DO THIS ▸ Every line below should be copied exactly; drop the pictures.

INFORMATION PROVIDED ▸

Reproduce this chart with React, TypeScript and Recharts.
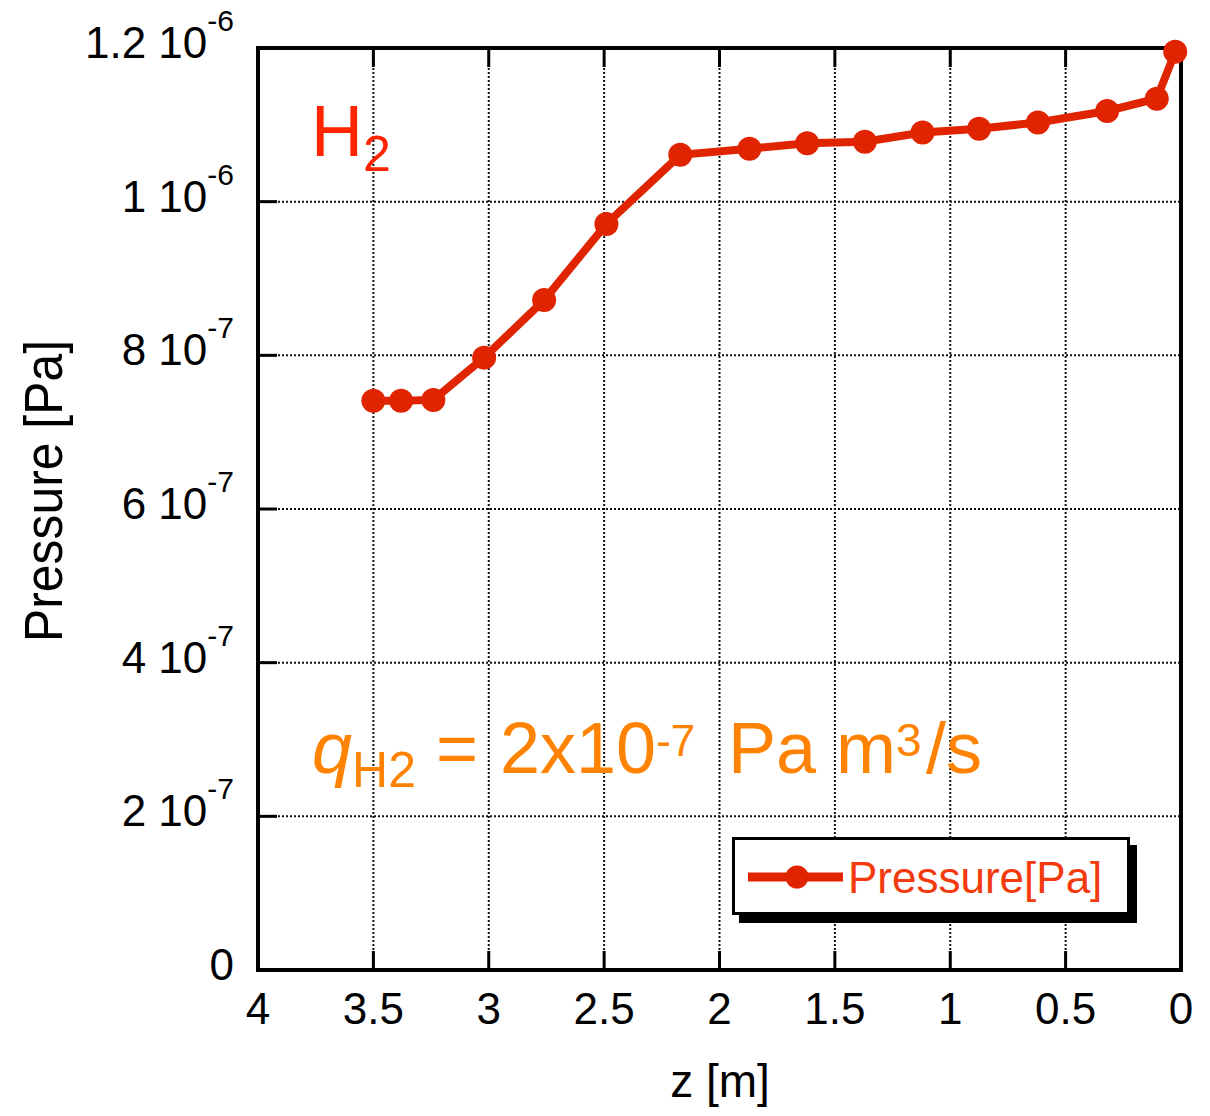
import { LineChart, Line, XAxis, YAxis, CartesianGrid, Legend, Customized } from "recharts";

const zValues = [3.5, 3.38, 3.24, 3.02, 2.76, 2.49, 2.17, 1.87, 1.62, 1.37, 1.12, 0.875, 0.62, 0.32, 0.105, 0.025];
const pressureValues = [
  7.41e-7, 7.41e-7, 7.42e-7, 7.97e-7, 8.72e-7, 9.71e-7, 1.061e-6, 1.069e-6,
  1.076e-6, 1.078e-6, 1.09e-6, 1.095e-6, 1.103e-6, 1.118e-6, 1.134e-6, 1.195e-6,
];

const xTicks = [0, 0.5, 1, 1.5, 2, 2.5, 3, 3.5, 4];
const yTicks = [0, 2e-7, 4e-7, 6e-7, 8e-7, 1e-6, 1.2e-6];
const yTickMantissa = ["0", "2", "4", "6", "8", "1", "1.2"];
const yTickExponent = ["", "-7", "-7", "-7", "-7", "-6", "-6"];

const data = zValues.map((z, i) => ({ z, p: pressureValues[i] }));

const FONT = "'Liberation Sans', Arial, sans-serif";
const LINE_RED = "#e02400";
const TICK_LEN = 19;

function BottomTick({ x, y, payload, index }: any) {
  const edge = index === 0 || index === xTicks.length - 1;
  return (
    <g>
      {!edge && <line x1={x} x2={x} y1={y} y2={y - TICK_LEN} stroke="#000" strokeWidth={3} />}
      <text x={x} y={y + 54} textAnchor="middle" fontSize={44} fontFamily={FONT} fill="#000">
        {String(payload.value)}
      </text>
    </g>
  );
}

function TopTick({ x, y, index }: any) {
  if (index === 0 || index === xTicks.length - 1) return null;
  return <line x1={x} x2={x} y1={y} y2={y + TICK_LEN} stroke="#000" strokeWidth={3} />;
}

function LeftTick({ x, y, index }: any) {
  const edge = index === 0 || index === yTicks.length - 1;
  const exp = yTickExponent[index];
  return (
    <g>
      {!edge && <line x1={x} x2={x + TICK_LEN} y1={y} y2={y} stroke="#000" strokeWidth={3} />}
      <text x={234} y={y + 10} textAnchor="end" fontSize={44} fontFamily={FONT} fill="#000">
        {exp ? yTickMantissa[index] + " 10" : yTickMantissa[index]}
        {exp && (
          <tspan fontSize={30} dy={-27}>
            {exp}
          </tspan>
        )}
      </text>
    </g>
  );
}

function RightTick({ x, y, index }: any) {
  if (index === 0 || index === yTicks.length - 1) return null;
  return <line x1={x} x2={x - TICK_LEN} y1={y} y2={y} stroke="#000" strokeWidth={3} />;
}

function LegendBox({ payload }: any) {
  const label = payload && payload[0] ? payload[0].value : "Pressure[Pa]";
  return (
    <div
      style={{
        width: 398,
        height: 78,
        boxSizing: "border-box",
        border: "3px solid #000",
        background: "#fff",
        boxShadow: "7px 8px 0 #000",
      }}
    >
      <svg width={392} height={72}>
        <line x1={13} x2={108} y1={37} y2={37} stroke={LINE_RED} strokeWidth={9} />
        <circle cx={62} cy={37} r={11.5} fill={LINE_RED} />
        <text x={113} y={53} fontSize={44} fontFamily={FONT} fill="#f33a0c">
          {label}
        </text>
      </svg>
    </div>
  );
}

function Annotations() {
  return (
    <g fontFamily={FONT}>
      <text x={311} y={156} fontSize={72} fill="#ff2400">
        H
        <tspan fontSize={50} dy={15}>2</tspan>
      </text>
      <text x={312} y={773} fontSize={72} fill="#ff8200">
        <tspan fontStyle="italic">q</tspan>
        <tspan fontSize={50} dy={14}>H2</tspan>
        <tspan x={436} dy={-14}>=</tspan>
        <tspan x={500}>2x10</tspan>
        <tspan fontSize={44} dy={-17}>-7</tspan>
        <tspan x={728} dy={17}>Pa m</tspan>
        <tspan x={896} fontSize={46} dy={-17}>3</tspan>
        <tspan x={926} dy={17}>/s</tspan>
      </text>
      <text
        x={62}
        y={491}
        transform="rotate(-90, 62, 491)"
        textAnchor="middle"
        fontSize={54}
        textLength={302}
        lengthAdjust="spacingAndGlyphs"
        fill="#000"
      >
        Pressure [Pa]
      </text>
      <text x={720} y={1097} textAnchor="middle" fontSize={46} fill="#000">
        z [m]
      </text>
    </g>
  );
}

export default function App() {
  const axisLine = { stroke: "#000", strokeWidth: 4, strokeLinecap: "square" as const };
  return (
    <div style={{ width: 1210, height: 1116, background: "#fff" }}>
      <style>{"body{margin:0;background:#fff}"}</style>
      <LineChart width={1210} height={1116} data={data} margin={{ top: 47, right: 28, left: 0, bottom: 0 }}>
        <CartesianGrid stroke="#111" strokeWidth={2} strokeDasharray="2 2" />
        <XAxis
          dataKey="z"
          type="number"
          domain={[0, 4]}
          ticks={xTicks}
          reversed
          height={146}
          axisLine={axisLine}
          tickLine={false}
          tickSize={0}
          tickMargin={0}
          interval={0}
          tick={<BottomTick />}
        />
        <XAxis
          xAxisId="top"
          orientation="top"
          dataKey="z"
          type="number"
          domain={[0, 4]}
          ticks={xTicks}
          reversed
          height={1}
          axisLine={axisLine}
          tickLine={false}
          tickSize={0}
          tickMargin={0}
          interval={0}
          tick={<TopTick />}
        />
        <YAxis
          type="number"
          domain={[0, 1.2e-6]}
          ticks={yTicks}
          width={258}
          axisLine={axisLine}
          tickLine={false}
          tickSize={0}
          tickMargin={0}
          interval={0}
          tick={<LeftTick />}
        />
        <YAxis
          yAxisId="right"
          orientation="right"
          type="number"
          domain={[0, 1.2e-6]}
          ticks={yTicks}
          width={1}
          axisLine={axisLine}
          tickLine={false}
          tickSize={0}
          tickMargin={0}
          interval={0}
          tick={<RightTick />}
        />
        <Line
          dataKey="p"
          name="Pressure[Pa]"
          stroke={LINE_RED}
          strokeWidth={8}
          dot={{ r: 12, fill: LINE_RED, stroke: "none" }}
          activeDot={false}
          isAnimationActive={false}
        />
        <Legend
          layout="vertical"
          align="center"
          verticalAlign="middle"
          content={<LegendBox />}
          wrapperStyle={{ left: 732, top: 837, width: 398, height: 78 }}
        />
        <Customized component={<Annotations />} />
      </LineChart>
    </div>
  );
}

ANSWER TO THIS TASK ▸
Reproduce this chart with React, TypeScript and Recharts.
import { LineChart, Line, XAxis, YAxis, CartesianGrid, Legend, Customized } from "recharts";

const zValues = [3.5, 3.38, 3.24, 3.02, 2.76, 2.49, 2.17, 1.87, 1.62, 1.37, 1.12, 0.875, 0.62, 0.32, 0.105, 0.025];
const pressureValues = [
  7.41e-7, 7.41e-7, 7.42e-7, 7.97e-7, 8.72e-7, 9.71e-7, 1.061e-6, 1.069e-6,
  1.076e-6, 1.078e-6, 1.09e-6, 1.095e-6, 1.103e-6, 1.118e-6, 1.134e-6, 1.195e-6,
];

const xTicks = [0, 0.5, 1, 1.5, 2, 2.5, 3, 3.5, 4];
const yTicks = [0, 2e-7, 4e-7, 6e-7, 8e-7, 1e-6, 1.2e-6];
const yTickMantissa = ["0", "2", "4", "6", "8", "1", "1.2"];
const yTickExponent = ["", "-7", "-7", "-7", "-7", "-6", "-6"];

const data = zValues.map((z, i) => ({ z, p: pressureValues[i] }));

const FONT = "'Liberation Sans', Arial, sans-serif";
const LINE_RED = "#e02400";
const TICK_LEN = 19;

function BottomTick({ x, y, payload, index }: any) {
  const edge = index === 0 || index === xTicks.length - 1;
  return (
    <g>
      {!edge && <line x1={x} x2={x} y1={y} y2={y - TICK_LEN} stroke="#000" strokeWidth={3} />}
      <text x={x} y={y + 54} textAnchor="middle" fontSize={44} fontFamily={FONT} fill="#000">
        {String(payload.value)}
      </text>
    </g>
  );
}

function TopTick({ x, y, index }: any) {
  if (index === 0 || index === xTicks.length - 1) return null;
  return <line x1={x} x2={x} y1={y} y2={y + TICK_LEN} stroke="#000" strokeWidth={3} />;
}

function LeftTick({ x, y, index }: any) {
  const edge = index === 0 || index === yTicks.length - 1;
  const exp = yTickExponent[index];
  return (
    <g>
      {!edge && <line x1={x} x2={x + TICK_LEN} y1={y} y2={y} stroke="#000" strokeWidth={3} />}
      <text x={234} y={y + 10} textAnchor="end" fontSize={44} fontFamily={FONT} fill="#000">
        {exp ? yTickMantissa[index] + " 10" : yTickMantissa[index]}
        {exp && (
          <tspan fontSize={30} dy={-27}>
            {exp}
          </tspan>
        )}
      </text>
    </g>
  );
}

function RightTick({ x, y, index }: any) {
  if (index === 0 || index === yTicks.length - 1) return null;
  return <line x1={x} x2={x - TICK_LEN} y1={y} y2={y} stroke="#000" strokeWidth={3} />;
}

function LegendBox({ payload }: any) {
  const label = payload && payload[0] ? payload[0].value : "Pressure[Pa]";
  return (
    <div
      style={{
        width: 398,
        height: 78,
        boxSizing: "border-box",
        border: "3px solid #000",
        background: "#fff",
        boxShadow: "7px 8px 0 #000",
      }}
    >
      <svg width={392} height={72}>
        <line x1={13} x2={108} y1={37} y2={37} stroke={LINE_RED} strokeWidth={9} />
        <circle cx={62} cy={37} r={11.5} fill={LINE_RED} />
        <text x={113} y={53} fontSize={44} fontFamily={FONT} fill="#f33a0c">
          {label}
        </text>
      </svg>
    </div>
  );
}

function Annotations() {
  return (
    <g fontFamily={FONT}>
      <text x={311} y={156} fontSize={72} fill="#ff2400">
        H
        <tspan fontSize={50} dy={15}>2</tspan>
      </text>
      <text x={312} y={773} fontSize={72} fill="#ff8200">
        <tspan fontStyle="italic">q</tspan>
        <tspan fontSize={50} dy={14}>H2</tspan>
        <tspan x={436} dy={-14}>=</tspan>
        <tspan x={500}>2x10</tspan>
        <tspan fontSize={44} dy={-17}>-7</tspan>
        <tspan x={728} dy={17}>Pa m</tspan>
        <tspan x={896} fontSize={46} dy={-17}>3</tspan>
        <tspan x={926} dy={17}>/s</tspan>
      </text>
      <text
        x={62}
        y={491}
        transform="rotate(-90, 62, 491)"
        textAnchor="middle"
        fontSize={54}
        textLength={302}
        lengthAdjust="spacingAndGlyphs"
        fill="#000"
      >
        Pressure [Pa]
      </text>
      <text x={720} y={1097} textAnchor="middle" fontSize={46} fill="#000">
        z [m]
      </text>
    </g>
  );
}

export default function App() {
  const axisLine = { stroke: "#000", strokeWidth: 4, strokeLinecap: "square" as const };
  return (
    <div style={{ width: 1210, height: 1116, background: "#fff" }}>
      <style>{"body{margin:0;background:#fff}"}</style>
      <LineChart width={1210} height={1116} data={data} margin={{ top: 47, right: 28, left: 0, bottom: 0 }}>
        <CartesianGrid stroke="#111" strokeWidth={2} strokeDasharray="2 2" />
        <XAxis
          dataKey="z"
          type="number"
          domain={[0, 4]}
          ticks={xTicks}
          reversed
          height={146}
          axisLine={axisLine}
          tickLine={false}
          tickSize={0}
          tickMargin={0}
          interval={0}
          tick={<BottomTick />}
        />
        <XAxis
          xAxisId="top"
          orientation="top"
          dataKey="z"
          type="number"
          domain={[0, 4]}
          ticks={xTicks}
          reversed
          height={1}
          axisLine={axisLine}
          tickLine={false}
          tickSize={0}
          tickMargin={0}
          interval={0}
          tick={<TopTick />}
        />
        <YAxis
          type="number"
          domain={[0, 1.2e-6]}
          ticks={yTicks}
          width={258}
          axisLine={axisLine}
          tickLine={false}
          tickSize={0}
          tickMargin={0}
          interval={0}
          tick={<LeftTick />}
        />
        <YAxis
          yAxisId="right"
          orientation="right"
          type="number"
          domain={[0, 1.2e-6]}
          ticks={yTicks}
          width={1}
          axisLine={axisLine}
          tickLine={false}
          tickSize={0}
          tickMargin={0}
          interval={0}
          tick={<RightTick />}
        />
        <Line
          dataKey="p"
          name="Pressure[Pa]"
          stroke={LINE_RED}
          strokeWidth={8}
          dot={{ r: 12, fill: LINE_RED, stroke: "none" }}
          activeDot={false}
          isAnimationActive={false}
        />
        <Legend
          layout="vertical"
          align="center"
          verticalAlign="middle"
          content={<LegendBox />}
          wrapperStyle={{ left: 732, top: 837, width: 398, height: 78 }}
        />
        <Customized component={<Annotations />} />
      </LineChart>
    </div>
  );
}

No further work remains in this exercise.